Monday 24 August 2015

The Town That Dreaded Sundown

If you're someone who's into true crime, you'll know that throughout the bloody history of serial killers, the vast majority of them were caught in the end. Whether they served a life in prison, met their deaths through the legal system or were eventually caught prior to a natural death, it's something of a rarity for a serial killer to have never been found out. The big unsolved serial killer case that comes to mind is the Zodiac murders of course, but the Phantom Killer who plagued Texarkana in 1940's is just as chilling. The Town That Dreaded Sundown plays into this.

Directed by Alfonso Gomez-Rejon and out now on Blu-Ray and DVD comes The Town That Dreaded Sundown, a fun and frightening horror flick. The Town That Dreaded Sundown is both a king of remake and a sequel to the original 1976 The Town That Dreaded Sundown, which was directed by Charles B. Pierce. The original film was a dramatisation of the murders that happened around Texarkana in the 40's, whereas this latest version is set within a world in which that original film is common knowledge. In fact, in this film the original film is so well known that it's shown every year in the same area in which the murders happened. Whereas art once imitated life, this time life imitates art, as the murders being to happen again, and the latest killing spree is purely because of how widely known the original film is. So it's kind of a meta-sequel, I guess?

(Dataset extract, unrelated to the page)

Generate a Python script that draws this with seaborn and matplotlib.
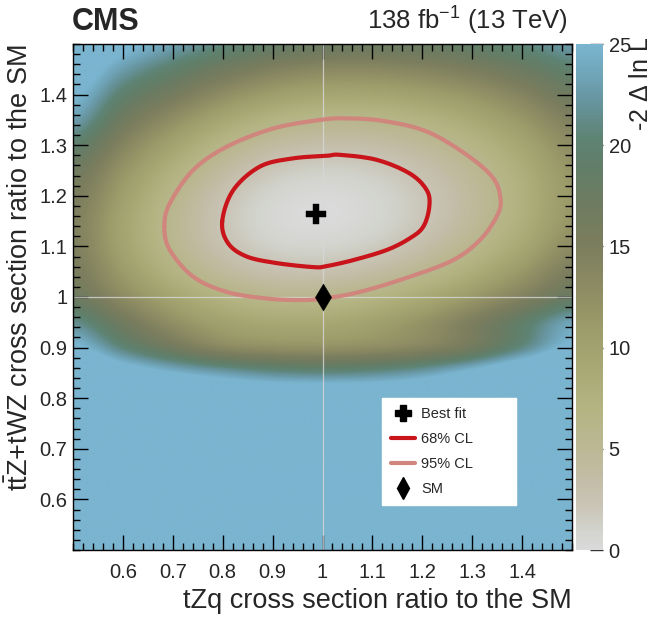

The Town That Dreaded Sundown is a very respectable horror film. It doesn't astound, but considering it's very closely tied to its 1976 iconic namesake, it could have been awful. The cast here is pretty solid, with most of the responsibility being shouldered by Addison Timlin. Timlin plays the role of Jami, a girl who (kind of) witnesses the murder of her boyfriend at the hands of the Phantom Killer. She's spared by the killer and he leaves her with the chilling and confusing words, "This is for Mary. Make them remember". Who Mary is and why the killer wants people to remember her becomes clear near the end, and it's all heavily tied into the creation of the original film. Timlin plays Jami with both an aura of strength and vulnerability behind her, but she certainly doesn't come across as a typical damsel in distress. She's strong willed but- like anyone else would be- is helpless when confronted by the killer that's alluding the police, and claims to be the same perpetrator from the original murders.

Though the cinematography leaves something to be desired (hello dark rooms lit by garish primary colours!), the atmosphere that's built throughout The Town That Dreaded Sundown is pretty great. It's all nicely capped off by the murders themselves, and while they certainly don't reach the disturbing heights of the kills in 2007's Zodiac, the kills here essentially fall in line with what happened in the original film. With the killer clearly trying to emulate that film, for some viewers certain scenes may look familiar but usually have a different twist. What I took away from The Town That Dreaded Sundown was the fact that while it wasn't a stellar film by any means, it's lead actress, chilling atmosphere and its great way of including the original film into its story made it a worthwhile horror flick.

Every single week I find myself trying to work out what to review next for CeX. Though there's always an endless slew of films released on DVD and Blu-Ray every week, the amount of those which are horror films just boggles the mind. Horror films are a dime a dozen nowadays, and its because of this that chances are around 10% of them are good. With most being complete and utter trash, it's always nice to find one that's watchable, and The Town That Dreaded Sundown is very watchable. It's not spectacular and often relies of jump-scares, but it's nicely builds up tension until it's satisfying reveal as to who the killer is. It isn't just some cheap remake of the original film, but instead it plays upon the influence that film had and in doing so makes the horror a little more real.

The Town That Dreaded Sundown isn't perfect, but better than most modern horror flicks. 4/5.